I can’t wait to see how you finish off your hallway! I’m curious how you plan to finish the corner there in the foreground of the photo. I also live in a mobile home, and am currently ripping out 20+ year old carpet. So gross!! But in the end it will be awesome! I love the look of your rustic painted/sanded hardwood floors! But don’t have the patience to do that to my own floors hahaha! We’re planning on tiling the floors with the wood-look ceramic tiles. Easier with kids, animals and rough country living (aka dirt roads and driveways!) I love what you’re doing! Can’t wait to read your next post! You inspire me!!
Thank you! We haven’t finished off the ends since we had a beam installed last week. We can now work on getting that done and I will update once we do.
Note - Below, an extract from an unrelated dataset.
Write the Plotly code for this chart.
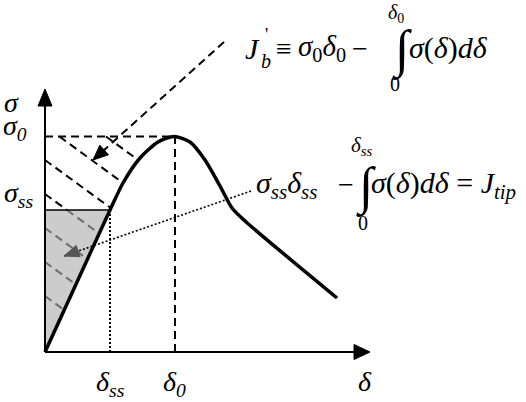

Did you finish the ends? I’d love to see the finale’ with the beams on the end.
Looks nice! I think you were lucky to have sheetrock walls. Most mobile homes do not. Most have some sort of paneling with thin strips between them down the middle of the walls. Wich most of us mobile home owners don’t like. They can be painted but do not look as nice as a sheetrock wall. It was a great post with lots of details but I don’t feel it was pertained to mobile home owners.
My Sheetrock walls still had the thin strips on them. I removed all of those before doing shiplap. I call it Sheetrock but it’s about half the thickness of regular shiplap
I am so glad I found your blog. I have almost the same foot print as your house. This is a project we will be working on the next year. Thank you for sharing. P. S. Now maybe I can convince my husband to remove our corner fireplace for a wood stove.
Do you have to remove the Sheetrock? Did you ever finish the ends of the hallway? Would love to see if so! It’s beautiful.
you wouldn’t have to remove the sheetrock, and we haven’t finished the ends. Trim will be the last thing we do since we have to finish the ceilings and the beam that we put up between the living room and kitchen area.
is this real sheetrock or the paneling that comes with a 1994 mfg home? I am NOT a fan of original paneling… what can be done with it? can you add another panel over this?
We had very thin sheetrock pieces that had strips over them. I would assume you could put shiplap over the panels as long as it is nailed into the studs.
Thanks for sharing all of this. I always get a little nervous with my measuring skills which always makes me a bit wary of trying something like this because I’m sure I’m going to mess up and cover an outlet on accident haha But I do look forward to trying this in my mobile home. As soon as it’s done we are going to refinish the wood floors and try to rent it out as soon as possible.